In “Modern does not exist”, Ashkan Shirani poses three important questions in response to Martin Heidegger’s theory on Modern architecture and its impact on civilization. From his own perspective, Shirani speaks to the basic definition of modern and the reality that we are all part of the modern landscape; defining and shaping by the populist standard. This article, no matter which author you agree with, induces the reader to return to a rudimentary but essential critical thinking. Editor: Chance Williams
Modern does not exist
FEBRUARY 21, 2017
Whether we believe in Bernard Tschumii’s idea that architecture is different than an illustrative art; or in Gregotii’s opinion that theoretical research directly affects the action; or the Peter Eisenman point of view that separates architecture from the building versus Peter Zumthor that looks for all spiritual senses in the architecture. All agreements and disagreements about design and architecture purposes , Study of the post-modern theories might help us to clarify where we are standing. The question that comes to my mind is, Do we agree that once there was a Modern period and now we are in Postmodern, or does the modern period even exist, as Martin Heidegger studies over the modern man’s inability to reflect on existence. What is modern? So then we can define postmodern. I think if modern is a period of time, it is always the contemporary area or current era. Modernity is a lifestyle that follows the rules of popular theories of each period. Every period of architecture that became popular was the modern of its time. The same theory could apply to history.
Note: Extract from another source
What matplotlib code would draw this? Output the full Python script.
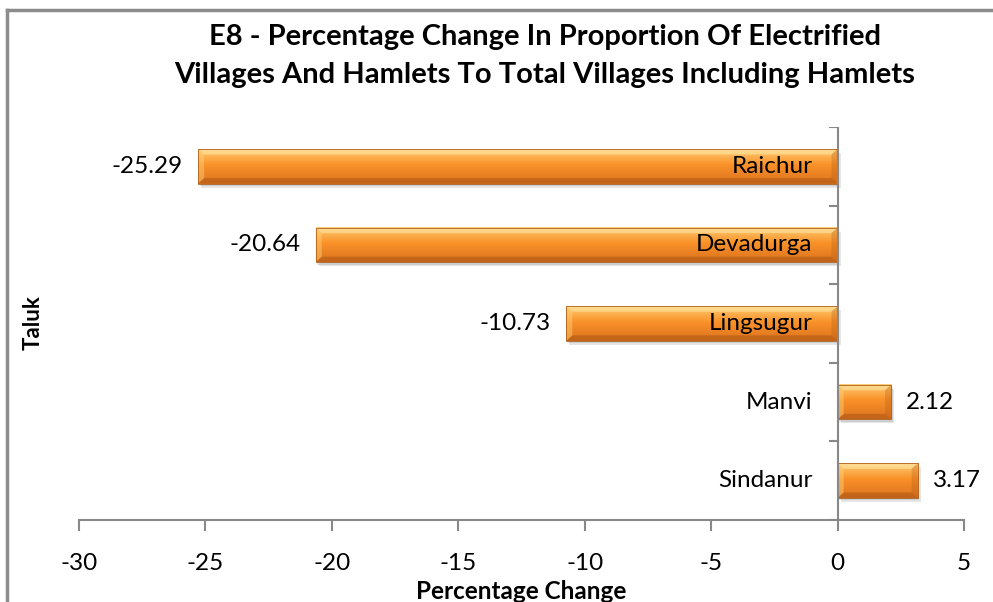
import matplotlib.pyplot as plt
import numpy as np
from matplotlib.patches import Polygon, Rectangle
from matplotlib.lines import Line2D

taluks = ["Raichur", "Devadurga", "Lingsugur", "Manvi", "Sindanur"]
changes = [-25.29, -20.64, -10.73, 2.12, 3.17]
x_ticks = [-30, -25, -20, -15, -10, -5, 0, 5]

plt.rcParams["font.family"] = ["Lato", "DejaVu Sans"]

fig = plt.figure(figsize=(9.93, 6.02), dpi=100)
ax = fig.add_axes([79 / 993, 1 - 520 / 602, 885 / 993, 393 / 602])

bar_h = 0.44
grad = np.linspace(0, 1, 64)[:, None]
top_col = np.array([1.00, 0.80, 0.45])
mid_col = np.array([0.98, 0.57, 0.16])
bot_col = np.array([0.86, 0.45, 0.12])
rgb = np.where(grad < 0.45,
               top_col + (mid_col - top_col) * (grad / 0.45),
               mid_col + (bot_col - mid_col) * ((grad - 0.45) / 0.55))
rgb = np.repeat(rgb[:, None, :], 2, axis=1).reshape(64, 2, 3)

bx = 0.24   # bevel width in x units
by = 0.07   # bevel height in y units
for i, (name, val) in enumerate(zip(taluks, changes)):
    left, right = min(0, val), max(0, val)
    y0, y1 = i - bar_h / 2, i + bar_h / 2
    # soft shadow
    ax.add_patch(Rectangle((left + 0.12, y0 + 0.05), right - left, bar_h,
                           facecolor="#000000", alpha=0.10, edgecolor="none", zorder=1))
    ax.add_patch(Rectangle((left + 0.06, y0 + 0.03), right - left, bar_h,
                           facecolor="#000000", alpha=0.10, edgecolor="none", zorder=1))
    ax.imshow(rgb, extent=[left, right, y1, y0], aspect="auto", zorder=2,
              interpolation="bilinear")
    # bevel facets
    ax.add_patch(Polygon([(left, y0), (right, y0), (right - bx, y0 + by), (left + bx, y0 + by)],
                         facecolor="#ffe9a8", alpha=0.55, edgecolor="none", zorder=3))
    ax.add_patch(Polygon([(left, y1), (right, y1), (right - bx, y1 - by), (left + bx, y1 - by)],
                         facecolor="#9a4c12", alpha=0.40, edgecolor="none", zorder=3))
    ax.add_patch(Polygon([(left, y0), (left + bx, y0 + by), (left + bx, y1 - by), (left, y1)],
                         facecolor="#ffd27a", alpha=0.45, edgecolor="none", zorder=3))
    ax.add_patch(Polygon([(right, y0), (right - bx, y0 + by), (right - bx, y1 - by), (right, y1)],
                         facecolor="#b45a14", alpha=0.30, edgecolor="none", zorder=3))
    ax.add_patch(Rectangle((left, y0), right - left, bar_h, facecolor="none",
                           edgecolor="#b0601c", linewidth=0.6, zorder=4))

    # category label next to the zero line
    ax.text(-1.0, i, name, ha="right", va="center", fontsize=17.5, color="black", zorder=5)
    # value label
    if val < 0:
        ax.text(val - 0.6, i, f"{val:.2f}", ha="right", va="center", fontsize=17.5, color="black")
    else:
        ax.text(val + 0.6, i, f"{val:.2f}", ha="left", va="center", fontsize=17.5, color="black")

ax.set_xlim(-30, 5)
ax.set_ylim(len(taluks) - 0.5, -0.5)

for side in ["top", "right", "left"]:
    ax.spines[side].set_visible(False)
ax.spines["bottom"].set_color("#888888")
ax.spines["bottom"].set_linewidth(1.5)
ax.set_xticks(x_ticks)
ax.set_xticklabels([str(t) for t in x_ticks], fontsize=17.5)
ax.tick_params(axis="x", length=8, width=1.5, color="#888888", pad=16)
ax.set_yticks([])

# vertical category axis at zero with ticks between categories
ax.axvline(0, color="#888888", linewidth=1.5, zorder=6)
for b in np.arange(-0.5, len(taluks), 1.0):
    ax.add_line(Line2D([-0.3, 0], [b, b], color="#888888", linewidth=1.5, zorder=6))

ax.set_xlabel("Percentage Change", fontsize=17.5, fontweight="bold", labelpad=4)
fig.text(33 / 993, 1 - 323 / 602, "Taluk", rotation=90, ha="center", va="center",
         fontsize=16, fontweight="bold")

fig.text(545 / 993, 1 - 37 / 602, "E8 - Percentage Change In Proportion Of Electrified",
         ha="center", va="center", fontsize=21, fontweight="bold")
fig.text(545 / 993, 1 - 75 / 602, "Villages And Hamlets To Total Villages Including Hamlets",
         ha="center", va="center", fontsize=21, fontweight="bold")

# chart frame
fig.add_artist(Line2D([7 / 993, 7 / 993], [0, 1 - 10 / 602], transform=fig.transFigure,
                      color="#8c8c8c", linewidth=2.5))
fig.add_artist(Line2D([7 / 993, 1], [1 - 10 / 602, 1 - 10 / 602], transform=fig.transFigure,
                      color="#8c8c8c", linewidth=2.5))

fig.savefig("out.png", dpi=100)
Does history even exist? Who wrote the history and the existence of different perceptions, shows us that history is driven by a theory that the writer has in his mind and tries to put into action through the storyline. So, the history of architecture depends on the theory and each architecture is going to be a part of the history sometimes. So, I see the connection of architecture to history in its future, not in the past, and our theory should respond to the future, not to the past or current.